-- START EXCERPTED DATA --

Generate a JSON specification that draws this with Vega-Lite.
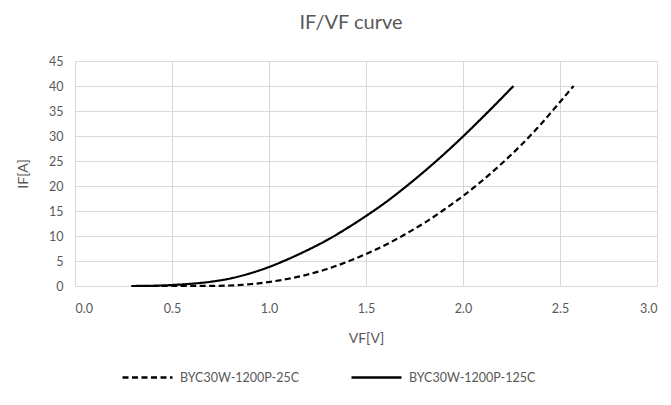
{
  "$schema": "https://vega.github.io/schema/vega-lite/v6.json",
  "width": 582,
  "height": 225,
  "autosize": "none",
  "padding": {"left": 75, "top": 61, "right": 14, "bottom": 119},
  "background": "white",
  "config": {
    "font": "Lato",
    "view": {"stroke": null},
    "axis": {"labelFont": "Lato", "titleFont": "Lato", "labelColor": "#595959", "titleColor": "#595959", "labelFontSize": 12.5, "titleFontSize": 14, "titleFontWeight": "normal", "gridColor": "#d9d9d9", "gridWidth": 1, "ticks": false, "domain": false}
  },
  "title": {"text": "IF/VF curve", "fontSize": 20, "fontWeight": "normal", "color": "#595959", "font": "Lato", "dx": -15, "offset": 22},
  "data": {"values": [
    {"s": "BYC30W-1200P-125C", "v": 0.29, "i": 0},
    {"s": "BYC30W-1200P-125C", "v": 0.4, "i": 0.05},
    {"s": "BYC30W-1200P-125C", "v": 0.5, "i": 0.2},
    {"s": "BYC30W-1200P-125C", "v": 0.6, "i": 0.45},
    {"s": "BYC30W-1200P-125C", "v": 0.7, "i": 0.85},
    {"s": "BYC30W-1200P-125C", "v": 0.8, "i": 1.5},
    {"s": "BYC30W-1200P-125C", "v": 0.9, "i": 2.5},
    {"s": "BYC30W-1200P-125C", "v": 1.0, "i": 3.8},
    {"s": "BYC30W-1200P-125C", "v": 1.1, "i": 5.4},
    {"s": "BYC30W-1200P-125C", "v": 1.2, "i": 7.2},
    {"s": "BYC30W-1200P-125C", "v": 1.3, "i": 9.2},
    {"s": "BYC30W-1200P-125C", "v": 1.4, "i": 11.5},
    {"s": "BYC30W-1200P-125C", "v": 1.5, "i": 14.0},
    {"s": "BYC30W-1200P-125C", "v": 1.6, "i": 16.7},
    {"s": "BYC30W-1200P-125C", "v": 1.7, "i": 19.7},
    {"s": "BYC30W-1200P-125C", "v": 1.8, "i": 22.9},
    {"s": "BYC30W-1200P-125C", "v": 1.9, "i": 26.3},
    {"s": "BYC30W-1200P-125C", "v": 2.0, "i": 29.9},
    {"s": "BYC30W-1200P-125C", "v": 2.1, "i": 33.7},
    {"s": "BYC30W-1200P-125C", "v": 2.2, "i": 37.6},
    {"s": "BYC30W-1200P-125C", "v": 2.26, "i": 40.0},
    {"s": "BYC30W-1200P-25C", "v": 0.3, "i": 0},
    {"s": "BYC30W-1200P-25C", "v": 0.5, "i": 0},
    {"s": "BYC30W-1200P-25C", "v": 0.7, "i": 0.02},
    {"s": "BYC30W-1200P-25C", "v": 0.8, "i": 0.1},
    {"s": "BYC30W-1200P-25C", "v": 0.9, "i": 0.35},
    {"s": "BYC30W-1200P-25C", "v": 1.0, "i": 0.8},
    {"s": "BYC30W-1200P-25C", "v": 1.1, "i": 1.45},
    {"s": "BYC30W-1200P-25C", "v": 1.2, "i": 2.3},
    {"s": "BYC30W-1200P-25C", "v": 1.3, "i": 3.4},
    {"s": "BYC30W-1200P-25C", "v": 1.4, "i": 4.8},
    {"s": "BYC30W-1200P-25C", "v": 1.5, "i": 6.4},
    {"s": "BYC30W-1200P-25C", "v": 1.6, "i": 8.2},
    {"s": "BYC30W-1200P-25C", "v": 1.7, "i": 10.3},
    {"s": "BYC30W-1200P-25C", "v": 1.8, "i": 12.6},
    {"s": "BYC30W-1200P-25C", "v": 1.9, "i": 15.2},
    {"s": "BYC30W-1200P-25C", "v": 2.0, "i": 18.0},
    {"s": "BYC30W-1200P-25C", "v": 2.1, "i": 21.1},
    {"s": "BYC30W-1200P-25C", "v": 2.2, "i": 24.5},
    {"s": "BYC30W-1200P-25C", "v": 2.3, "i": 28.2},
    {"s": "BYC30W-1200P-25C", "v": 2.4, "i": 32.3},
    {"s": "BYC30W-1200P-25C", "v": 2.5, "i": 36.8},
    {"s": "BYC30W-1200P-25C", "v": 2.57, "i": 40.0}
  ]},
  "mark": {"type": "line", "color": "black", "strokeWidth": 2.2, "interpolate": "monotone"},
  "encoding": {
    "x": {"field": "v", "type": "quantitative", "scale": {"domain": [0, 3], "nice": false}, "axis": {"values": [0, 0.5, 1, 1.5, 2, 2.5, 3], "format": ".1f", "title": "VF[V]", "labelPadding": 16, "titlePadding": 17}},
    "y": {"field": "i", "type": "quantitative", "scale": {"domain": [0, 45], "nice": false}, "axis": {"values": [0, 5, 10, 15, 20, 25, 30, 35, 40, 45], "title": "IF[A]", "labelPadding": 12, "titlePadding": 18}},
    "strokeDash": {"field": "s", "type": "nominal", "scale": {"domain": ["BYC30W-1200P-25C", "BYC30W-1200P-125C"], "range": [[6, 3.5], [1, 0]]},
      "legend": {"title": null, "orient": "none", "legendX": 46, "legendY": 290, "direction": "horizontal", "symbolType": "stroke", "symbolSize": 2500, "symbolStrokeWidth": 2.5, "symbolStrokeColor": "black", "labelFontSize": 12.5, "labelColor": "#595959", "labelFont": "Lato", "labelOffset": 6, "columnPadding": 46}}
  }
}
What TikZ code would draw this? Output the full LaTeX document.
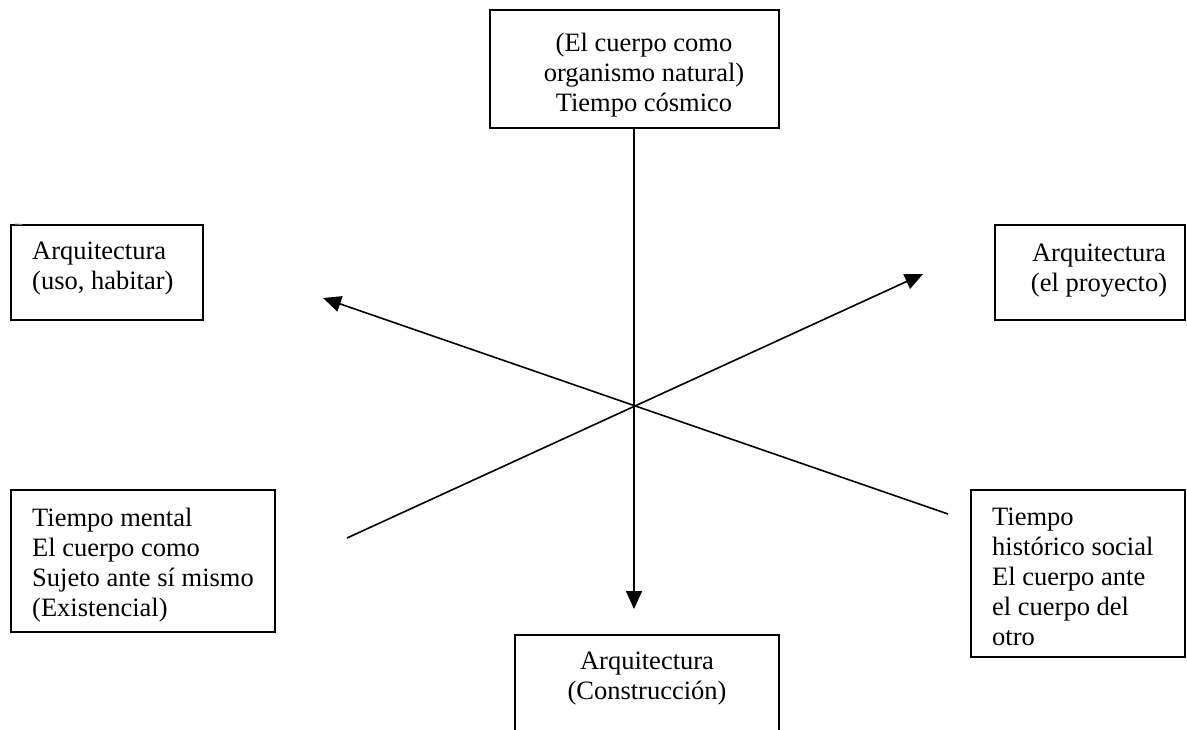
\documentclass[tikz,border=0pt]{standalone}
\usepackage{fontspec}
\setmainfont{Liberation Serif}
\usetikzlibrary{arrows.meta}
\begin{document}
\begin{tikzpicture}[x=1pt,y=-1pt,
  frame/.style={draw, line width=1.5pt, rectangle, inner sep=0pt},
  lbl/.style={inner sep=0pt, font=\fontsize{26.5}{30}\selectfont},
  lleft/.style={lbl, align=left, anchor=north west},
  lmid/.style={lbl, align=center, anchor=north},
  ray/.style={line width=1.6pt},
  arr/.style={ray, -{Triangle[length=18pt,width=16pt]}}]
\useasboundingbox (0,0) rectangle (1187,729);

% frames
\node[frame, minimum width=289pt, minimum height=118pt] (top) at (634.5,69) {};
\node[frame, minimum width=192pt, minimum height=95pt] (uso) at (107,272.5) {};
\node[frame, minimum width=190pt, minimum height=95pt] (proy) at (1090,272.5) {};
\node[frame, minimum width=264pt, minimum height=142pt] (mental) at (143,561) {};
\node[frame, minimum width=214pt, minimum height=167pt] (social) at (1078,573.5) {};
\node[frame, minimum width=264pt, minimum height=130pt] (constr) at (647,700) {};

% captions
\node[lmid] (ttop) at (644,33) {(El cuerpo como\\organismo natural)\\Tiempo cósmico};
\node[lleft] (tuso) at (32,242) {Arquitectura\\(uso, habitar)};
\node[lmid] (tproy) at (1099,244) {Arquitectura\\(el proyecto)};
\node[lleft] (tmental) at (32,508) {Tiempo mental\\El cuerpo como\\Sujeto ante sí mismo\\(Existencial)};
\node[lleft] (tsocial) at (992,508) {Tiempo\\histórico social\\El cuerpo ante\\el cuerpo del\\otro};
\node[lmid] (tconstr) at (647,652) {Arquitectura\\(Construcción)};

% ends of the rays
\coordinate (c) at (635,406);
\coordinate (down) at (634,609);
\coordinate (ul) at (323,298);
\coordinate (lr) at (948,514);
\coordinate (ur) at (923,274);
\coordinate (ll) at (347,538);

% rays through the centre
\draw[arr] (top.south -| down) -- (down);
\draw[arr] (lr) -- (ul);
\draw[arr] (ll) -- (ur);

% small stray mark at the corner of the left frame
\draw[line width=1pt, gray] (15,224) -- (22,224.5);
\end{tikzpicture}
\end{document}
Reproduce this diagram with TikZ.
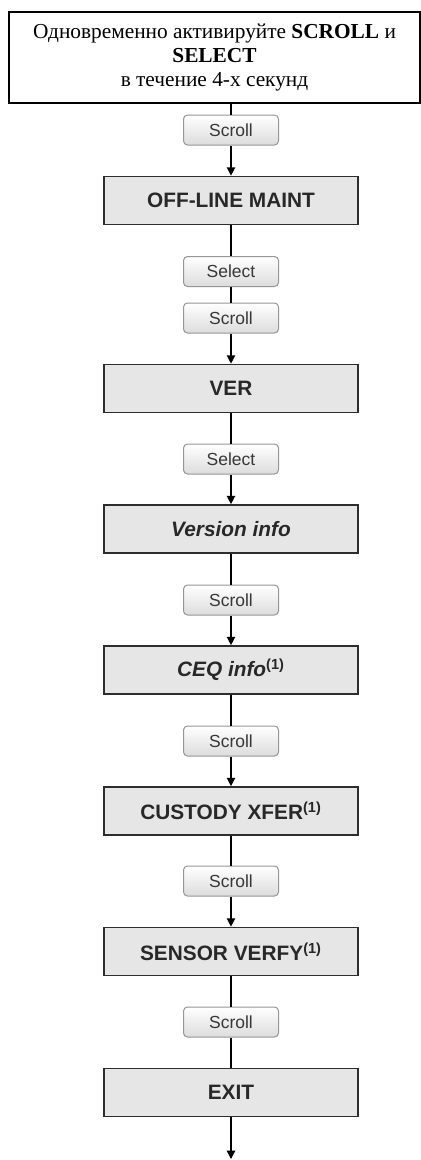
\documentclass[tikz,border=0pt]{standalone}
\usepackage{fontspec}
\setmainfont{Liberation Serif}
\setsansfont{Liberation Sans}
\usetikzlibrary{arrows.meta}
\definecolor{mtGray}{RGB}{230,230,230}
\definecolor{mtEdge}{RGB}{45,45,45}
\definecolor{mtText}{RGB}{40,40,40}
\definecolor{btEdge}{RGB}{150,150,150}
\definecolor{btText}{RGB}{55,55,55}
\definecolor{btLow}{RGB}{220,220,220}

\tikzset{
  menubox/.style={draw=mtEdge, line width=1pt, fill=mtGray,
    minimum width=152.4pt, minimum height=28.8pt, inner sep=0pt,
    text=mtText, font=\sffamily\bfseries\fontsize{12.5}{14}\selectfont},
  keybtn/.style={draw=btEdge, line width=0.6pt, rounded corners=2.4pt,
    top color=white, bottom color=btLow, minimum width=57pt,
    minimum height=18pt, inner sep=0pt, text=btText,
    font=\sffamily\fontsize{10.5}{12}\selectfont},
  wire/.style={line width=0.8pt, black},
  wirearr/.style={wire, -{Triangle[length=5pt,width=5pt]}}
}

\begin{document}
\begin{tikzpicture}[x=0.6pt, y=-0.6pt]
  \useasboundingbox (0,0) rectangle (421,1160);
  \node[draw, line width=1.2pt, minimum width=246.6pt, minimum height=54.6pt,
    align=center, font=\fontsize{12.8}{14.2}\selectfont] (hint) at (214.5,57.5)
    {Одновременно активируйте \textbf{SCROLL} и\\ \textbf{SELECT}\\ в течение 4-х секунд};
  \foreach \nm/\txt/\y in {%
    offline/{OFF-LINE MAINT}/200.5,%
    ver/{VER}/388.5,%
    vinfo/{\textit{Version info}}/529,%
    ceq/{\textit{CEQ info}\textsuperscript{(1)}}/670,%
    xfer/{CUSTODY XFER\textsuperscript{(1)}}/811,%
    sensor/{SENSOR VERFY\textsuperscript{(1)}}/951.5,%
    exit/{EXIT}/1092.5%
  }{%
    \node[menubox] (\nm) at (231,\y) {\txt};
  }
  \foreach \nm/\txt/\y in {%
    kScrA/Scroll/130, kSelA/Select/271.5, kScrB/Scroll/318, kSelB/Select/459,%
    kScrC/Scroll/600, kScrD/Scroll/741, kScrE/Scroll/881, kScrF/Scroll/1022%
  }{%
    \node[keybtn] (\nm) at (231,\y) {\txt};
  }
  \coordinate (out) at (231,1159);

  \draw[wire] (hint.south -| kScrA) -- (kScrA);
  \foreach \a/\b in {offline/kSelA, kSelA/kScrB, ver/kSelB, vinfo/kScrC,
    ceq/kScrD, xfer/kScrE, sensor/kScrF, kScrF/exit}
    \draw[wire] (\a) -- (\b);
  \foreach \a/\b in {kScrA/offline, kScrB/ver, kSelB/vinfo, kScrC/ceq,
    kScrD/xfer, kScrE/sensor, exit/out}
    \draw[wirearr] (\a) -- (\b);
\end{tikzpicture}
\end{document}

-- END EXCERPTED DATA --

→ **WRITTEN REQUEST**
Print everything from the line with "What TikZ code" down to the line with "width=264pt, minimum height=130pt]", both included, exactly as written and without the pictures.

→ **THE RESPONSE**
What TikZ code would draw this? Output the full LaTeX document.
\documentclass[tikz,border=0pt]{standalone}
\usepackage{fontspec}
\setmainfont{Liberation Serif}
\usetikzlibrary{arrows.meta}
\begin{document}
\begin{tikzpicture}[x=1pt,y=-1pt,
  frame/.style={draw, line width=1.5pt, rectangle, inner sep=0pt},
  lbl/.style={inner sep=0pt, font=\fontsize{26.5}{30}\selectfont},
  lleft/.style={lbl, align=left, anchor=north west},
  lmid/.style={lbl, align=center, anchor=north},
  ray/.style={line width=1.6pt},
  arr/.style={ray, -{Triangle[length=18pt,width=16pt]}}]
\useasboundingbox (0,0) rectangle (1187,729);

% frames
\node[frame, minimum width=289pt, minimum height=118pt] (top) at (634.5,69) {};
\node[frame, minimum width=192pt, minimum height=95pt] (uso) at (107,272.5) {};
\node[frame, minimum width=190pt, minimum height=95pt] (proy) at (1090,272.5) {};
\node[frame, minimum width=264pt, minimum height=142pt] (mental) at (143,561) {};
\node[frame, minimum width=214pt, minimum height=167pt] (social) at (1078,573.5) {};
\node[frame, minimum width=264pt, minimum height=130pt] (constr) at (647,700) {};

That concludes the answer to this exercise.